» DIRECTIONS
For every line in the data below that contains "this", copy the line.

Raw records
◆ ◆ ◆ ◆ ◆ ◆ ◆

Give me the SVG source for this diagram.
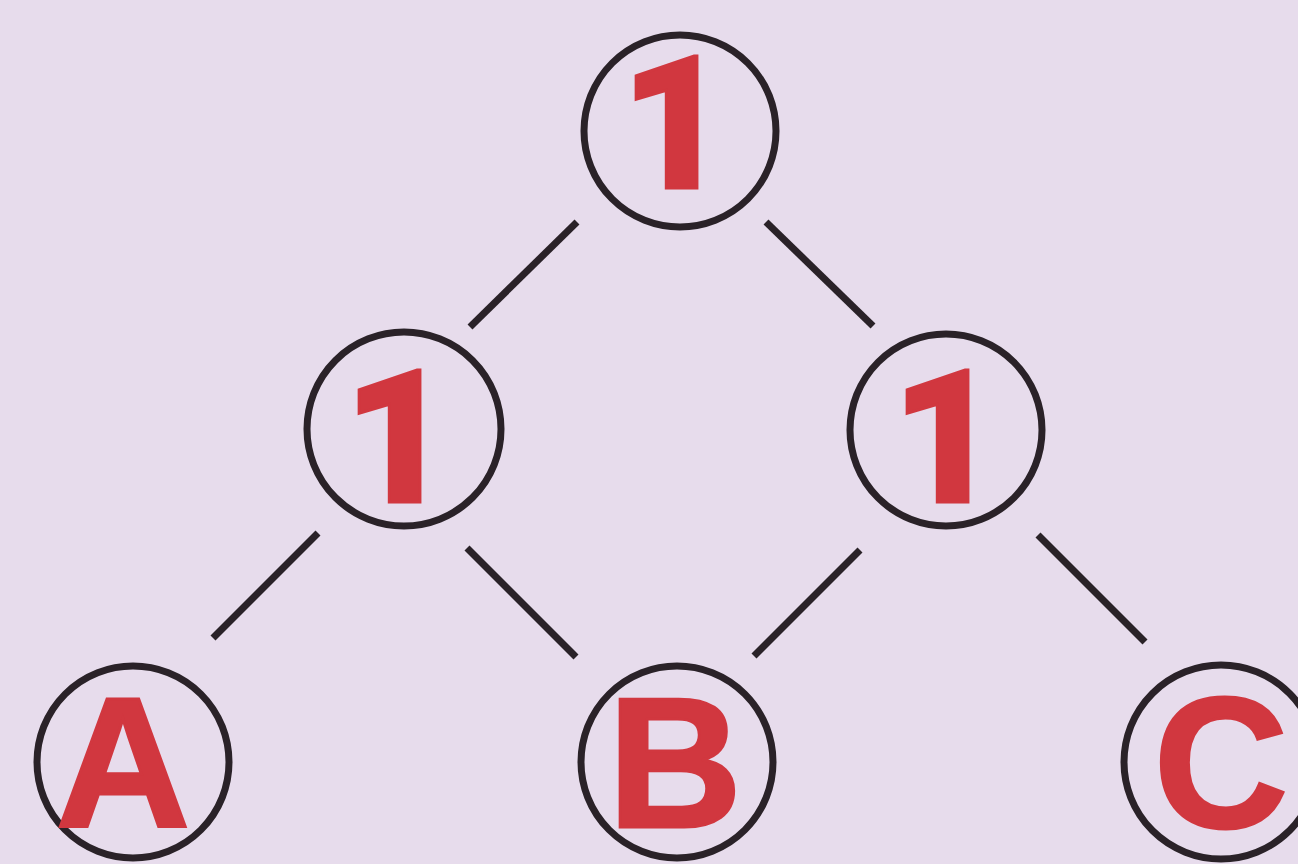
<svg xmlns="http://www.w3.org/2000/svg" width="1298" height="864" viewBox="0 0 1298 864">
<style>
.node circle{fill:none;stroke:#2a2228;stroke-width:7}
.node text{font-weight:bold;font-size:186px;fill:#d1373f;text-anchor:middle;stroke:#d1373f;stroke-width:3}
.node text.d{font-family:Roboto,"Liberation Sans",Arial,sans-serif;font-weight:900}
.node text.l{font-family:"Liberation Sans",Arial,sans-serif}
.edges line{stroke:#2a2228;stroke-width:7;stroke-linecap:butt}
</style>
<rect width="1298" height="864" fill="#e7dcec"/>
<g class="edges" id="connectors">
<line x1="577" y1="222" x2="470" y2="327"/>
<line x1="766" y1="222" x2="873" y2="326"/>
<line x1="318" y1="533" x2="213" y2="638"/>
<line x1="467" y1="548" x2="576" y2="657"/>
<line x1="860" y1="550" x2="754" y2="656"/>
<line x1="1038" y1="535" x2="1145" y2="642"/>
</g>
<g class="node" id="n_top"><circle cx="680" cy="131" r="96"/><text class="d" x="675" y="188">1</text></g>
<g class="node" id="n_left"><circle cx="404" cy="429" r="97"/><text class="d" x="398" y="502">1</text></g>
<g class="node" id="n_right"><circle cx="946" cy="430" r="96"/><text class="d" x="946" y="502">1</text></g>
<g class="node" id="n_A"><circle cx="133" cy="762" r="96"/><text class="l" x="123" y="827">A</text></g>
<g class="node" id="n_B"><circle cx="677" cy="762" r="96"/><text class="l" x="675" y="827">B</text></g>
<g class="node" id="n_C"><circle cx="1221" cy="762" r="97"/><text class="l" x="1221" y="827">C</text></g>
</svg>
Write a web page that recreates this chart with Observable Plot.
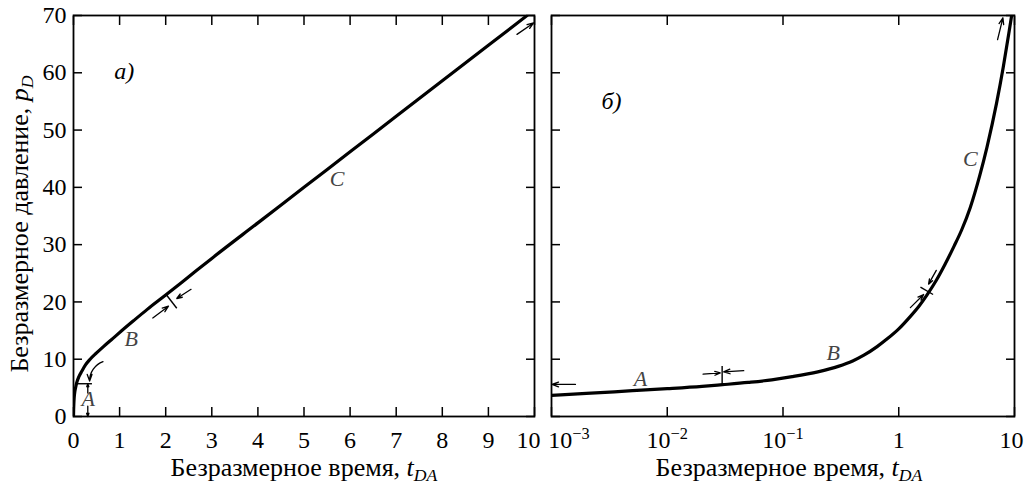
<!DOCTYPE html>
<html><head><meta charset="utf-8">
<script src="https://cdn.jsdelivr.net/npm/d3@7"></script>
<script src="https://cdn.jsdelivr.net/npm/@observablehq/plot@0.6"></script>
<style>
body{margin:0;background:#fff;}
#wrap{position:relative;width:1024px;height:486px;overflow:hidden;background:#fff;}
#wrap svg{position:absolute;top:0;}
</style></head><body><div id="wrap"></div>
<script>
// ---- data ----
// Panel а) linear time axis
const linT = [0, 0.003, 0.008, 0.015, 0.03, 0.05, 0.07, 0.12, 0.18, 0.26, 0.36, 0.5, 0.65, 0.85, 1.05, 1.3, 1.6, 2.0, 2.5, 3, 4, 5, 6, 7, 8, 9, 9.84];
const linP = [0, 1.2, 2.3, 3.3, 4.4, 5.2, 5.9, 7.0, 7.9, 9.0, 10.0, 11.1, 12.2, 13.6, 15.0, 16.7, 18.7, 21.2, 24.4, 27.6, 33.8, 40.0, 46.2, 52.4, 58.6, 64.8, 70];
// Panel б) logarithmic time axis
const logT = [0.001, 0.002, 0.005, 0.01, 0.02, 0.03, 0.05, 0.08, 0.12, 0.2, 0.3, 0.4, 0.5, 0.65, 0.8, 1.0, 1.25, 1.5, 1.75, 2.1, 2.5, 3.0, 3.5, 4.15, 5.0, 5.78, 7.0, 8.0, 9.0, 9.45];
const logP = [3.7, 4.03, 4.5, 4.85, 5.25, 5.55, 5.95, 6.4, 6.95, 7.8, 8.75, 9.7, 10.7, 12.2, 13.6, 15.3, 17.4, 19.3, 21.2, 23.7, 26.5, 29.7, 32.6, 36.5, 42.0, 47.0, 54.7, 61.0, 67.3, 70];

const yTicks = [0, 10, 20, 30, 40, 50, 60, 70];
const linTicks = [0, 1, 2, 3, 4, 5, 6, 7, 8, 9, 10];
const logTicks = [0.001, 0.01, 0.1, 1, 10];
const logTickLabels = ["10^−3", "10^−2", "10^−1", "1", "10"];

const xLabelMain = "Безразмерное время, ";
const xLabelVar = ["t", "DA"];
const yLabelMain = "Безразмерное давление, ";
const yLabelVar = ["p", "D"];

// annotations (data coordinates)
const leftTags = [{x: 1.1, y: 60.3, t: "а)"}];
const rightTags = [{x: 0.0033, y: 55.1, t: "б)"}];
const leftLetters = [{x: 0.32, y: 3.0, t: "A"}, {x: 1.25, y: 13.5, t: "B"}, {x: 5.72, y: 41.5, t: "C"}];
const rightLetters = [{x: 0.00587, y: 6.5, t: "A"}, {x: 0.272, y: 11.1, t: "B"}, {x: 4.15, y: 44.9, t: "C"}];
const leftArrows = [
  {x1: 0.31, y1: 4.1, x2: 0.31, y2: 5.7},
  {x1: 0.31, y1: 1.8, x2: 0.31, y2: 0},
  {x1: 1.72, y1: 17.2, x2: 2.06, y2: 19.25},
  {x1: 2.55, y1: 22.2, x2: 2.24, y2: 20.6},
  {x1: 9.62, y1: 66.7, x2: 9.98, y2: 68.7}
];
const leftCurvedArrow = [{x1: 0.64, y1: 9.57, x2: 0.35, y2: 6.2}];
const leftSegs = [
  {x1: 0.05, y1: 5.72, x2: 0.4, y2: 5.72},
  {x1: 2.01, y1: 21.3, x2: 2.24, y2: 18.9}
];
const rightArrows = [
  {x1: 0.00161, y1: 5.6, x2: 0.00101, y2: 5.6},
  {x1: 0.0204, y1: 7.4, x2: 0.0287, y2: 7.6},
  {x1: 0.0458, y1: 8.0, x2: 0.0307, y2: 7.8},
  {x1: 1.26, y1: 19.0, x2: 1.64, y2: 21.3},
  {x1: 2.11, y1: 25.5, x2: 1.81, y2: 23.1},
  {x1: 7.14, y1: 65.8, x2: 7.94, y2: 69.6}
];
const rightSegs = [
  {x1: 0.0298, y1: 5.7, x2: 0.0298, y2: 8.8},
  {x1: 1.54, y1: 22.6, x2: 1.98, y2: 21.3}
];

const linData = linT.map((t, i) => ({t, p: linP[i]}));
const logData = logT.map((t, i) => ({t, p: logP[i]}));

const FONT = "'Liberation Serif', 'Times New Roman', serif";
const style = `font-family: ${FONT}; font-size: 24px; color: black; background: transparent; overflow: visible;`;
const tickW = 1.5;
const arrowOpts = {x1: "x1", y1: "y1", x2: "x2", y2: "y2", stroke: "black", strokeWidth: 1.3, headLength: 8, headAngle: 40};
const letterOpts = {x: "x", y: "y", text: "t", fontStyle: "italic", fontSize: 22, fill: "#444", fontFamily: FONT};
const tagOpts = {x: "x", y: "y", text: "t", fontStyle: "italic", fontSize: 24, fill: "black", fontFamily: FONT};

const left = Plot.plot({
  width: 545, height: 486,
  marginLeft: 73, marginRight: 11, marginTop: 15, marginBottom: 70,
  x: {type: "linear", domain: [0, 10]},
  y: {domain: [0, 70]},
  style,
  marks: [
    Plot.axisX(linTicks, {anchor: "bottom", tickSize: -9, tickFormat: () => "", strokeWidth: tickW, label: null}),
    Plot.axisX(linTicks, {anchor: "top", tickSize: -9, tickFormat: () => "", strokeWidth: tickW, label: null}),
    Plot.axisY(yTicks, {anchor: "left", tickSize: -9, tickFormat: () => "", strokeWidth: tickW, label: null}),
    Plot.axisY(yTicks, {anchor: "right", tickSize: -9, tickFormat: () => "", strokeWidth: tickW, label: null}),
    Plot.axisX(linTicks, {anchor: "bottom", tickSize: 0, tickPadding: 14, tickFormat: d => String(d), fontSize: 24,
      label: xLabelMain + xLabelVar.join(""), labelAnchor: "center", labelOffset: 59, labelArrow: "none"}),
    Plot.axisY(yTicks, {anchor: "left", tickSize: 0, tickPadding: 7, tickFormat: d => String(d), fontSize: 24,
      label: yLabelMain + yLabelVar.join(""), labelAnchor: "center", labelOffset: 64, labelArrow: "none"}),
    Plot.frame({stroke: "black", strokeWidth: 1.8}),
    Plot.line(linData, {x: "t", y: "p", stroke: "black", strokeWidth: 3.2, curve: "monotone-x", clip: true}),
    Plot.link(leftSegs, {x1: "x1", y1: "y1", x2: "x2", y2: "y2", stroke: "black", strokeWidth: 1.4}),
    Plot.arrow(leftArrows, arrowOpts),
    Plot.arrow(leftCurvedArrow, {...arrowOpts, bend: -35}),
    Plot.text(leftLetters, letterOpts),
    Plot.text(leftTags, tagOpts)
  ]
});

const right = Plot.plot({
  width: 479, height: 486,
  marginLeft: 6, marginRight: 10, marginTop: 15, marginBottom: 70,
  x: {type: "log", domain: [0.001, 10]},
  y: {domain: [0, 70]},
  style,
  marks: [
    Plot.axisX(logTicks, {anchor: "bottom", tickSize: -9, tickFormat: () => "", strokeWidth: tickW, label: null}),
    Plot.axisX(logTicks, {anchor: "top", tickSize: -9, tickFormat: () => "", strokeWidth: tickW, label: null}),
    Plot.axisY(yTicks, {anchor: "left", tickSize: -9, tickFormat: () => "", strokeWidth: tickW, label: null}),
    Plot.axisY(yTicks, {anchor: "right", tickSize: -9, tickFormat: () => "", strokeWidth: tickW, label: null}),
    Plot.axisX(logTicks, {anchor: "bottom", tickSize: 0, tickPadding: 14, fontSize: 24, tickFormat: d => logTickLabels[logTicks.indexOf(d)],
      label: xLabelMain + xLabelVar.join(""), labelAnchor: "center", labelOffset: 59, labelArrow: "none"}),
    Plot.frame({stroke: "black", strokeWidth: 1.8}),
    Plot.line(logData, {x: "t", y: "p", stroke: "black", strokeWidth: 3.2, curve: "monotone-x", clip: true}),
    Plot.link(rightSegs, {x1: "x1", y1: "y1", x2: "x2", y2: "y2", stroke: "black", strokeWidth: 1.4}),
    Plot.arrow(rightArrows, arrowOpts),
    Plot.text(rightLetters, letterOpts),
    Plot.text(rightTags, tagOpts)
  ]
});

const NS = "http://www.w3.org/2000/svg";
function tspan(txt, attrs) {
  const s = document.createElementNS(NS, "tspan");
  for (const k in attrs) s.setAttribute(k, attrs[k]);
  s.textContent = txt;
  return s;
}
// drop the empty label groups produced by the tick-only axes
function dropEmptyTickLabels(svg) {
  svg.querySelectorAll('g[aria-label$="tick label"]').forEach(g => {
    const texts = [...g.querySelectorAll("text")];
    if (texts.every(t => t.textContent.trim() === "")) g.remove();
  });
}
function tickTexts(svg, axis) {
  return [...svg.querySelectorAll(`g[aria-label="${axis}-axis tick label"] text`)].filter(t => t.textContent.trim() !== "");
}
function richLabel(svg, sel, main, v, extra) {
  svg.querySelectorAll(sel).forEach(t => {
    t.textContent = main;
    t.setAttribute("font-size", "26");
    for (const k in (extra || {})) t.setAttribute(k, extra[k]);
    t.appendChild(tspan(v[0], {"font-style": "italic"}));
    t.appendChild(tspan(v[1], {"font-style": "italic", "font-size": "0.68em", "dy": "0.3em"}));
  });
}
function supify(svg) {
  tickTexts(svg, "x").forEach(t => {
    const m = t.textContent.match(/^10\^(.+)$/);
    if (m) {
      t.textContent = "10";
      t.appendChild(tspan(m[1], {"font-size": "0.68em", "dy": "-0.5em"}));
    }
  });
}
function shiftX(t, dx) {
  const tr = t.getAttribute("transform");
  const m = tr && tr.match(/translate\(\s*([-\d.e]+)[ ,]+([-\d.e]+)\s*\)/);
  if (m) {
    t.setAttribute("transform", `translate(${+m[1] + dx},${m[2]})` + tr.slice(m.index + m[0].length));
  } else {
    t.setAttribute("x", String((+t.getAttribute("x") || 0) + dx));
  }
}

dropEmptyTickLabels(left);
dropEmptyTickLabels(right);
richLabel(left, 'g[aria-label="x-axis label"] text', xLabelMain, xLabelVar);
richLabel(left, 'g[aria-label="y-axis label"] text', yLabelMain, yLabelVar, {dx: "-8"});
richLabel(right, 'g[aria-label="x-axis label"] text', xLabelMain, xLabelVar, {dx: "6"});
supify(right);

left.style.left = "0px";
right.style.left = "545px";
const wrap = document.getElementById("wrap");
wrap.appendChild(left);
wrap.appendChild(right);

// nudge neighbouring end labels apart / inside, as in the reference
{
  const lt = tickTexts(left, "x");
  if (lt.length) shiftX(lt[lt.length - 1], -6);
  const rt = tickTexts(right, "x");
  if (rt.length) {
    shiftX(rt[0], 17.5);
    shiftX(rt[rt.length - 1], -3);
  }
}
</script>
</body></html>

◆ ◆ ◆ ◆ ◆ ◆ ◆

» WRITTEN SOLUTION
Give me the SVG source for this diagram.
Write a web page that recreates this chart with Observable Plot.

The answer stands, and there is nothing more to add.